In the late 1890s he started writing the first stories of Dairyman Tevye and the Letters of Menachem Mendl. Around 1900 the financial situation became stable: Olga ran a working practice, and Sholom was earning more money from writing. The ongoing turmoil in Russia, however, worsened the situation for the Jews. In 1905, after a particularly violent wave of pogroms, Aleichem left Russia with his family. They originally moved to New York, USA, but Aleichem did not find a job as a writer for a Yiddish theatre or Yiddish newspaper. They returned to western Europe in 1907 and lived mostly in Switzerland, but were in reality moving from place to place. The finacial situation became comfortable, after Aleichem regained control over his copyrights10. In 1914 WWI broke out and Aleichem fled with his family to New York. Aleichem's son Misha, who had tuberculosis, and Aleichem's daughter Emma, who was to take care of him, stayed in Switzerland. In New York, Aleichem was plagued yet again by financial instability, but managed to write some pieces for the Yiddish theatre and made sporadic contributions to Yiddish newspapers. Misha died in 1915 leaving Aleichem in great dolefulness. Sholom Aleichem died on 13 May, 1916. On the day of his burial, all Jewish shops closed, and hundreds of thousands attended. He is buried in the Mount Neboh Cemetery in Queens.
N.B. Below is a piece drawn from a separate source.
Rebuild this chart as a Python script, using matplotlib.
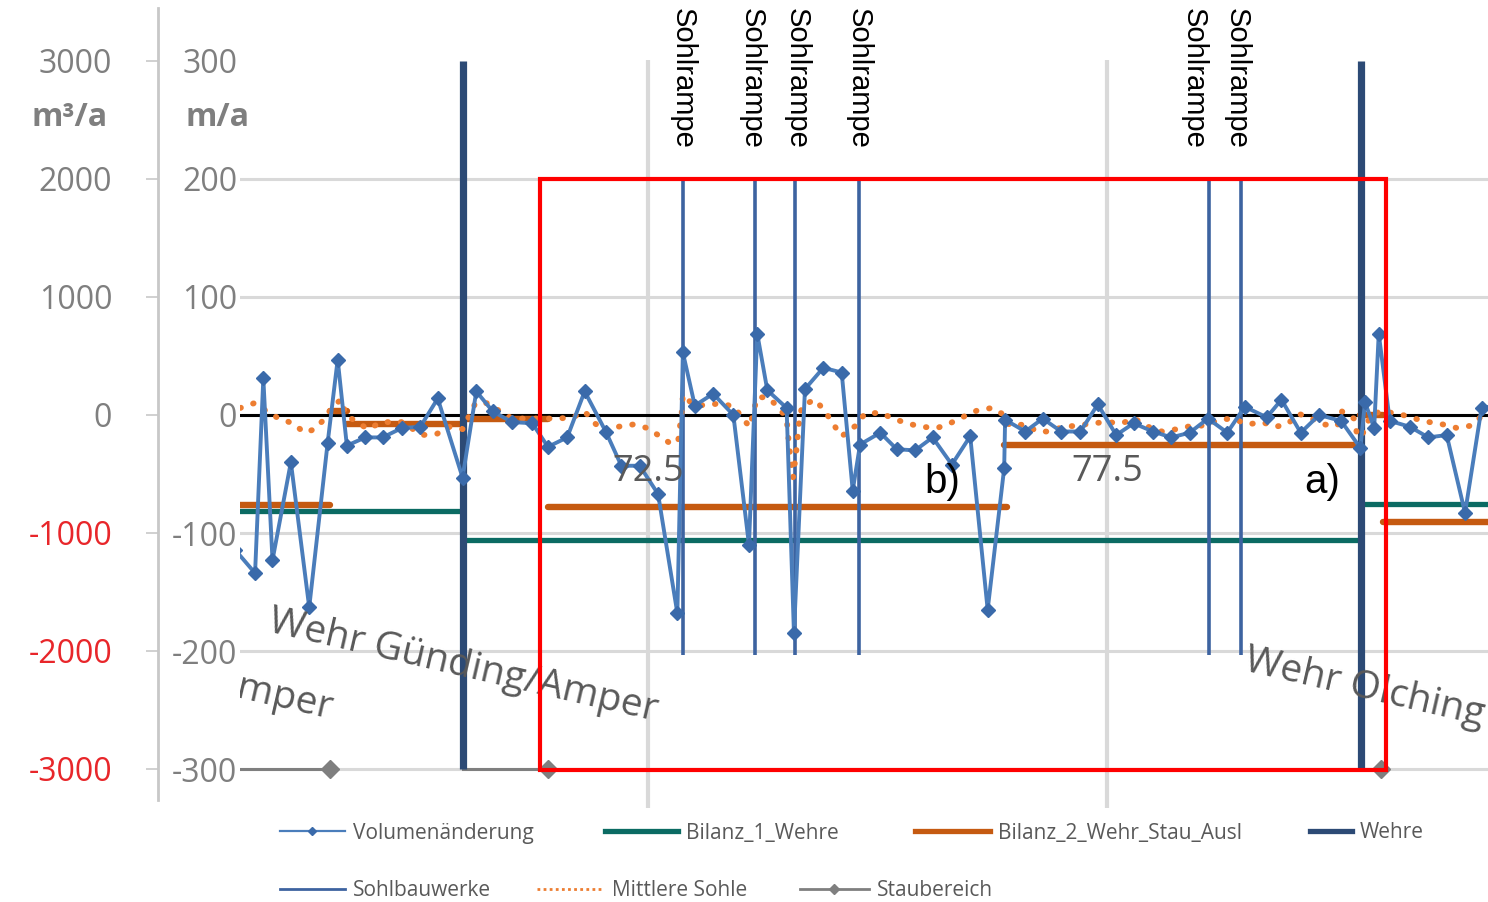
import numpy as np
import matplotlib
matplotlib.use("Agg")
import matplotlib.pyplot as plt
import matplotlib.transforms as mtransforms
from matplotlib.lines import Line2D
from matplotlib.patches import Rectangle

plt.rcParams['font.family'] = ['Open Sans', 'DejaVu Sans']

# Fluss-km und Werte (m/a)
vol_km = [68.00, 68.22, 68.31, 68.41, 68.61, 68.81, 69.01, 69.12, 69.22, 69.42,
          69.61, 69.82, 70.02, 70.21, 70.48, 70.63, 70.81, 71.02, 71.24, 71.41,
          71.62, 71.81, 72.04, 72.21, 72.41, 72.61, 72.82, 72.88, 73.01, 73.21,
          73.43, 73.60, 73.69, 73.80, 74.01, 74.09, 74.21, 74.41, 74.61, 74.73,
          74.81, 75.03, 75.21, 75.41, 75.60, 75.81, 76.01, 76.20, 76.38, 76.39,
          76.61, 76.80, 77.00, 77.21, 77.40, 77.60, 77.79, 78.00, 78.20, 78.40,
          78.60, 78.81, 79.00, 79.24, 79.40, 79.61, 79.81, 80.05, 80.26, 80.31,
          80.41, 80.46, 80.58, 80.80, 81.00, 81.20, 81.40, 81.58, 81.75]
vol_val = [-114, -134, 31, -123, -40, -163, -24, 47, -26, -19,
           -19, -11, -10, 14, -53, 20, 3, -6, -7, -27,
           -19, 20, -14, -43, -43, -67, -168, 53, 8, 18,
           0, -110, 69, 21, 6, -185, 22, 40, 36, -64,
           -25, -15, -29, -30, -19, -42, -18, -165, -45, -4,
           -14, -3, -14, -14, 9, -17, -7, -14, -19, -15,
           -3, -15, 7, -2, 13, -15, 0, -5, -28, 11,
           -11, 69, -5, -10, -19, -17, -83, 6, 8]

sohle_km = [68.06, 68.21, 68.35, 68.48, 68.63, 68.76, 68.87, 68.98, 69.07, 69.16,
            69.21, 69.45, 69.60, 69.82, 70.04, 70.20, 70.34, 70.48, 70.62, 70.75,
            70.89, 71.02, 71.21, 71.52, 71.68, 71.81, 71.92, 72.04, 72.17, 72.34,
            72.49, 72.63, 72.76, 72.83, 72.87, 72.88, 72.99, 73.14, 73.28, 73.44,
            73.53, 73.61, 73.65, 73.69, 73.80, 73.92, 74.01, 74.04, 74.08, 74.12,
            74.15, 74.18, 74.32, 74.43, 74.52, 74.61, 74.78, 74.86, 75.03, 75.17,
            75.32, 75.48, 75.65, 75.79, 75.95, 76.09, 76.25, 76.38, 76.44, 76.61,
            76.74, 76.88, 77.02, 77.18, 77.34, 77.50, 77.66, 77.80, 77.95, 78.10,
            78.26, 78.43, 78.57, 78.72, 78.87, 79.03, 79.19, 79.33, 79.46, 79.59,
            79.73, 79.86, 80.01, 80.06, 80.19, 80.23, 80.29, 80.38, 80.50, 80.68,
            80.85, 81.01, 81.16, 81.31, 81.47, 81.58]
sohle_val = [6, 10, 3, -3, -7, -15, -12, -3, 8, 13,
             0, -12, -6, -6, -17, -16, -10, -12, 10, 10,
             3, -3, -3, -3, -2, 3, -7, -14, -10, -8,
             -11, -18, -25, -21, 4, 17, 9, 8, 10, 7,
             -3, -10, 3, 15, 15, 7, -3, -28, -53, -28,
             -3, 8, 13, 3, -8, -18, -8, 1, 2, -3,
             -7, -10, -11, -7, -1, 4, 6, 0, -9, -8,
             -14, -14, -10, -9, -7, -6, -7, -3, -10, -14,
             -12, -9, -9, -4, -3, -8, -6, -10, -8, 1,
             -3, -8, -9, 3, -3, -19, -15, 1, 3, 1,
             -3, -6, -8, -11, -9, -1]

bil1_start = [67.9, 70.48, 80.27]
bil1_end = [70.48, 80.27, 81.8]
bil1_val = [-81, -106, -75]

bil2_start = [67.9, 69.04, 69.22, 70.48, 71.41, 76.38, 80.26, 80.51]
bil2_end = [69.04, 69.22, 70.48, 71.41, 76.41, 80.26, 80.51, 81.8]
bil2_val = [-76, 3, -8, -3, -78, -25, 0, -91]

stau_km = [67.9, 69.04, np.nan, 70.48, 71.41, np.nan, 80.27, 80.48]
stau_val = [-300, -300, np.nan, -300, -300, np.nan, -300, -300]

wehr_km = [70.48, 80.27]
sohl_km = [72.88, 73.67, 74.10, 74.80, 78.61, 78.96]
sohl_label_km = [72.88, 73.63, 74.12, 74.80, 78.44, 78.91]

km_ticks = [72.5, 77.5]
ma_ticks = [-300, -200, -100, 0, 100, 200, 300]
m3_ticks = [-3000, -2000, -1000, 0, 1000, 2000, 3000]

box_km = (71.32, 80.54)
box_val = (-301, 200)

W, H = 1488, 902
fig = plt.figure(figsize=(W / 100, H / 100), dpi=100)
fig.patch.set_facecolor('white')

ax = fig.add_axes([240 / W, 1 - 808 / H, 1248 / W, 748 / H])
ax.set_xlim(68.056, 81.65)
ax.set_ylim(-333, 300.8)
for s in ax.spines.values():
    s.set_visible(False)

ax.set_xticks(km_ticks)
ax.tick_params(axis='x', length=0, labelbottom=False)
ax.xaxis.grid(True, color='#d9d9d9', lw=3)
ax.set_yticks(ma_ticks)
ax.set_yticklabels([str(v) for v in ma_ticks])
ax.tick_params(axis='y', length=0, pad=2, labelsize=23, labelcolor='#7f7f7f')
ax.yaxis.grid(True, color='#d9d9d9', lw=2.2)
ax.get_ygridlines()[-1].set_visible(False)
ax.set_axisbelow(True)
ax.axhline(0, color='black', lw=2.2, zorder=1.5)

# Bilanzen
ax.hlines(bil1_val, bil1_start, bil1_end, color='#0b6b63', lw=3.8, zorder=2)
ax.hlines(bil2_val, bil2_start, bil2_end, color='#c55a11', lw=4.6,
          capstyle='round', zorder=2.2)
ax.plot(stau_km, stau_val, color='#7f7f7f', lw=2.2, marker='D', ms=9,
        markevery=[1, 4, 7], zorder=2.3)

# Bauwerke
ax.vlines(sohl_km, -203, 200, color='#3d63a0', lw=2.6, zorder=3)
ax.vlines(wehr_km, -300, 300, color='#2c4a75', lw=5.2, zorder=3.1)

ax.plot(sohle_km, sohle_val, color='#ed7d31', lw=4.2, ls=(0, (0.1, 2.2)),
        dash_capstyle='round', zorder=4)
ax.plot(vol_km, vol_val, color='#4a7dbb', lw=2.8, marker='D', ms=7,
        mfc='#3a6aaa', mec='#3a6aaa', zorder=5)

ax.add_patch(Rectangle((box_km[0], box_val[0]), box_km[1] - box_km[0],
                       box_val[1] - box_val[0], fill=False, ec='#ff0000',
                       lw=3, zorder=10, clip_on=False))

# Beschriftungen im Diagramm
for k in km_ticks:
    ax.text(k, -48, f'{k}', ha='center', va='center', fontsize=26,
            color='#595959', zorder=6)
ax.text(75.71, -57, 'b)', ha='center', va='center', fontsize=29,
        family='Liberation Sans', color='black', zorder=6)
ax.text(79.84, -57, 'a)', ha='center', va='center', fontsize=29,
        family='Liberation Sans', color='black', zorder=6)
ax.text(70.49, -213, 'Wehr Günding/Amper', rotation=-13, rotation_mode='anchor',
        ha='center', va='center', fontsize=28, color='#595959', zorder=6,
        clip_on=False)
ax.text(80.31, -231, 'Wehr Olching', rotation=-13, rotation_mode='anchor',
        ha='center', va='center', fontsize=28, color='#595959', zorder=6,
        clip_on=False)
ax.text(69.04, -257, 'Amper', rotation=-13, rotation_mode='anchor',
        ha='right', va='baseline', fontsize=28, color='#595959', zorder=6,
        clip_on=True)

trans = mtransforms.blended_transform_factory(ax.transData, fig.transFigure)
for k in sohl_label_km:
    ax.text(k, 1 - 8 / H, 'Sohlrampe', rotation=-90, ha='center', va='top',
            fontsize=21, family='Liberation Sans', color='black',
            transform=trans, clip_on=False)

# linke Achse m³/a
axl = fig.add_axes([158 / W, 1 - 800 / H, 0.0005, 792 / H])
axl.set_ylim(-3263, 3449)
axl.set_xticks([])
axl.patch.set_visible(False)
for s in ['top', 'right', 'bottom']:
    axl.spines[s].set_visible(False)
axl.spines['left'].set_color('#c8c8c8')
axl.spines['left'].set_linewidth(2)
axl.set_yticks(m3_ticks)
axl.set_yticklabels([str(v) for v in m3_ticks])
axl.tick_params(axis='y', length=9, width=1.2, color='#c8c8c8', pad=24,
                labelsize=23)
for lab, v in zip(axl.get_yticklabels(), m3_ticks):
    lab.set_color('#e8262a' if v < 0 else '#7f7f7f')

fig.text(70 / W, 1 - 118 / H, 'm³/a', ha='center', va='center', fontsize=23,
         fontweight='bold', color='#7f7f7f')
fig.text(218 / W, 1 - 118 / H, 'm/a', ha='center', va='center', fontsize=23,
         fontweight='bold', color='#7f7f7f')

# Legende
leg_handles = [
    Line2D([], [], color='#4a7dbb', lw=1.6, marker='D', ms=4, mfc='#3a6aaa', mec='#3a6aaa'),
    Line2D([], [], color='#0b6b63', lw=3.8),
    Line2D([], [], color='#c55a11', lw=3.8),
    Line2D([], [], color='#2c4a75', lw=3.8),
    Line2D([], [], color='#3d63a0', lw=2),
    Line2D([], [], color='#ed7d31', lw=2, ls=(0, (1, 1.2))),
    Line2D([], [], color='#7f7f7f', lw=2, marker='D', ms=5),
]
leg_labels = ['Volumenänderung', 'Bilanz_1_Wehre', 'Bilanz_2_Wehr_Stau_Ausl',
              'Wehre', 'Sohlbauwerke', 'Mittlere Sohle', 'Staubereich']
leg_pos = [(280, 833), (605, 833), (915, 833), (1310, 833),
           (280, 891), (537, 891), (800, 891)]
leg_len = [3.1, 3.5, 3.6, 2.0, 3.1, 3.2, 3.3]
for h, lab, (px, py), hl in zip(leg_handles, leg_labels, leg_pos, leg_len):
    fig.legend(handles=[h], labels=[lab], loc='center left',
               bbox_to_anchor=(px / W, 1 - py / H), frameon=False, fontsize=15,
               handlelength=hl, handletextpad=0.4, borderpad=0,
               borderaxespad=0, labelcolor='#595959', numpoints=1)

fig.savefig('out.png', dpi=100)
Wherever I may die, let me be buried not among the rich and famous, but among plain Jewish people, the workers, the common folk, so that my tombstone may honor the simple graves around me, and the simple graves honor mine, even as the plain people honored their folk writer in his lifetime.
From Sholem Aleichem's testament, full excerpt here: Religion and Ethics
One-liners by Aleichem
A bachelor is a man who comes to work each morning from a different direction.
Gossip is nature's telephone.
Life is a dream for the wise, a game for the fool, a comedy for the rich, a tragedy for the poor.
No matter how bad things get you have to go on living, even if it kills you.
The rich swell up with pride, the poor from hunger.